Salaried individuals often make two significant mistakes in their Income Tax Returns (ITRs) that can lead to severe financial penalties. Understanding these pitfalls is the first step toward ensuring a compliant and stress-free tax filing season.
1. Claiming Wrong Exemptions
Incorrectly claiming disallowed allowances, especially under the new tax regime, leads to under-reporting of income.
2. Misclassifying Income
Converting salary into professional receipts to wrongly claim presumptive taxation benefits under Section 44ADA.

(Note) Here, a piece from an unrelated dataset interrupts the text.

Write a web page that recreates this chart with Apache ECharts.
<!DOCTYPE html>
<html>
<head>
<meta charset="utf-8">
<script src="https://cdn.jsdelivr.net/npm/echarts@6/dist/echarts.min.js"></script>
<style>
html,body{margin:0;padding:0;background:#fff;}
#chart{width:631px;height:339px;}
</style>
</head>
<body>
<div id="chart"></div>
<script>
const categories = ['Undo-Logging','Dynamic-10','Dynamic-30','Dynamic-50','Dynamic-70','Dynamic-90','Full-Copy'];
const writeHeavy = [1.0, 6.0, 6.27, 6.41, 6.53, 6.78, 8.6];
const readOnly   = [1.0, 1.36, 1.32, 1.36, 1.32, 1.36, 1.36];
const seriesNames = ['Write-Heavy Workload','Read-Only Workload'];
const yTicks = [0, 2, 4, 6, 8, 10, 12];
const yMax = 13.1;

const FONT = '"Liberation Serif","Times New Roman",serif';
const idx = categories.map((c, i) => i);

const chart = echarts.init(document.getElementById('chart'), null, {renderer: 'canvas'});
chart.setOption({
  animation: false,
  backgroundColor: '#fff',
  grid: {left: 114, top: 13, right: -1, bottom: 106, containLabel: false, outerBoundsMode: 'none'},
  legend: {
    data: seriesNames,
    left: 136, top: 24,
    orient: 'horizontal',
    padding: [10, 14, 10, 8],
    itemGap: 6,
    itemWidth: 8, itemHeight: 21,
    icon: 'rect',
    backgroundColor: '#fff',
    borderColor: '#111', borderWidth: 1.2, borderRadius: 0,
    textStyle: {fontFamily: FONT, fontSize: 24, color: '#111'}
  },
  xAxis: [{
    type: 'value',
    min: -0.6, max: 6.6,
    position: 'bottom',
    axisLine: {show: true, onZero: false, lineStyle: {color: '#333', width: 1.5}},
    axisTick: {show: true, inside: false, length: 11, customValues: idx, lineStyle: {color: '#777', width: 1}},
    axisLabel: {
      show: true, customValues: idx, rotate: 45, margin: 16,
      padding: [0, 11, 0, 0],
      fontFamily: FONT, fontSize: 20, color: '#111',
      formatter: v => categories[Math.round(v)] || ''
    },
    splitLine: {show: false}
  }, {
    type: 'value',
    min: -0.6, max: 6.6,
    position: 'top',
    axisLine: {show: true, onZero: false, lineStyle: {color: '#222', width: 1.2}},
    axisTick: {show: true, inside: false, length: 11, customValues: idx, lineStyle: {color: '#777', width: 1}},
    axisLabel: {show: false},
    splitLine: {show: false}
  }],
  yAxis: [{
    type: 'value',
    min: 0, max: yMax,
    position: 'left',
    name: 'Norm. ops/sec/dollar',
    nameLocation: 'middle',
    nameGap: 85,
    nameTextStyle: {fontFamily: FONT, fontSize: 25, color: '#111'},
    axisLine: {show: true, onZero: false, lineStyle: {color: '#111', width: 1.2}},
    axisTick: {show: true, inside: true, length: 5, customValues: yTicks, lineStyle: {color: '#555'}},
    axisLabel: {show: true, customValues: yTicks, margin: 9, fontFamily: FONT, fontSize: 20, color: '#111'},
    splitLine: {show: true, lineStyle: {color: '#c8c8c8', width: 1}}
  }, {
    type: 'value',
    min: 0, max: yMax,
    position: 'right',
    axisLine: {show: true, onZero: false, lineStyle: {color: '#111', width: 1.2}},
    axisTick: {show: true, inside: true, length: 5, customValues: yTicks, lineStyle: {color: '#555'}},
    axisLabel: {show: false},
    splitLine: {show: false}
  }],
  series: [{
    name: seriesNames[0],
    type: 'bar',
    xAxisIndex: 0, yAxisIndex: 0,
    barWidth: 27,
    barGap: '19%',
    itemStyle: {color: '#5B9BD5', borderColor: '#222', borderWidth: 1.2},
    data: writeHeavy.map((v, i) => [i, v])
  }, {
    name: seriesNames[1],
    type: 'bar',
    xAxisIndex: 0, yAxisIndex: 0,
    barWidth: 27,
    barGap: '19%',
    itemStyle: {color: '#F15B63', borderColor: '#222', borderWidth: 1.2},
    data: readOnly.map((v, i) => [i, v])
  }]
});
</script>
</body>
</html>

Penalties for Misreporting Income
These are not minor oversights; the Income Tax Department treats these errors seriously, with penalties defined under Section 270A.
Under-reporting Income
This can result in a penalty of 50% of the tax payable on the under-reported amount.
Misreporting Income
Falsely representing facts, like showing salary as professional income, can attract a severe penalty of 200% of the tax, plus the actual tax and interest.

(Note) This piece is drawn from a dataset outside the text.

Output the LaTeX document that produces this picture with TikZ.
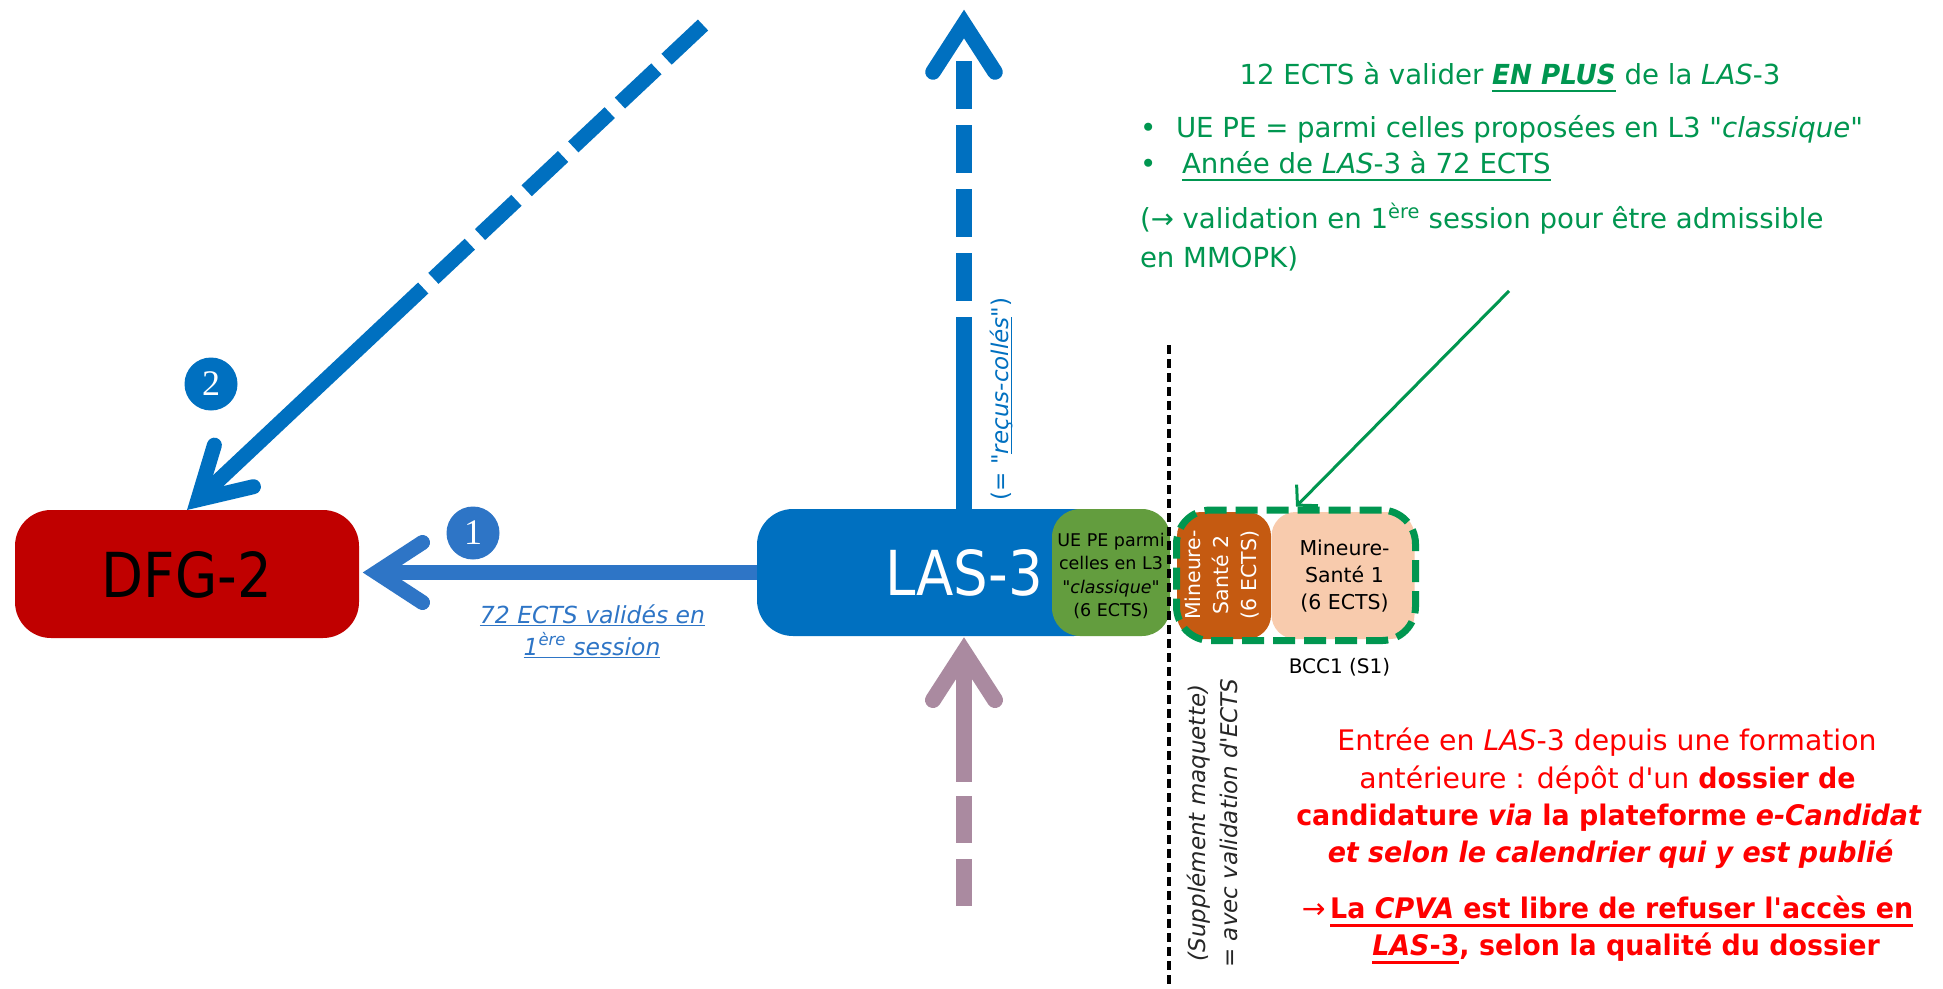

The Trap of Converting Salary to Professional Receipts
Some individuals are advised to convert their salary into professional income to use presumptive taxation under Section 44ADA. This scheme allows certain professionals to declare only 50% of their gross receipts as profit, thereby lowering their taxable income.
This is an incorrect interpretation and invalid for typical employees. The 50% rule is meant for professionals who have significant business expenses, saving them from mandatory audits—it is not a tax loophole for the salaried class.
An Example of Tax Evasion
Consider a salaried person with a ₹10 lakh income, who would normally pay about ₹75,000 in tax. If they falsely declare ₹14 lakh as professional receipts and claim 50% (₹7 lakh) as deemed expenses without any actual expenditure, their taxable income becomes ₹7 lakh. This results in zero tax due to the Section 87A rebate.
If caught, this action constitutes misreporting and can lead to a 200% penalty on the evaded tax.
Recommendations for Compliance
To avoid these pitfalls, it is crucial to follow the law correctly. Here are the key takeaways:
Report Income Correctly
Always report your income under the correct head: 'Salary' for salaried employees.
Verify Your Documents
Cross-reference your calculations with key documents like Form 16, salary slips, Form 26AS, and AIS.
Understand Allowances
Remember that most allowances (HRA, LTA, etc.) are not allowed under the new tax regime. Only claim what is permitted.
In Conclusion, while seeking to minimize your tax burden is natural, it must be done within the legal framework. Ensure that you declare the correct income head and only claim expenses and allowances permitted by law to maintain financial integrity and avoid severe penalties.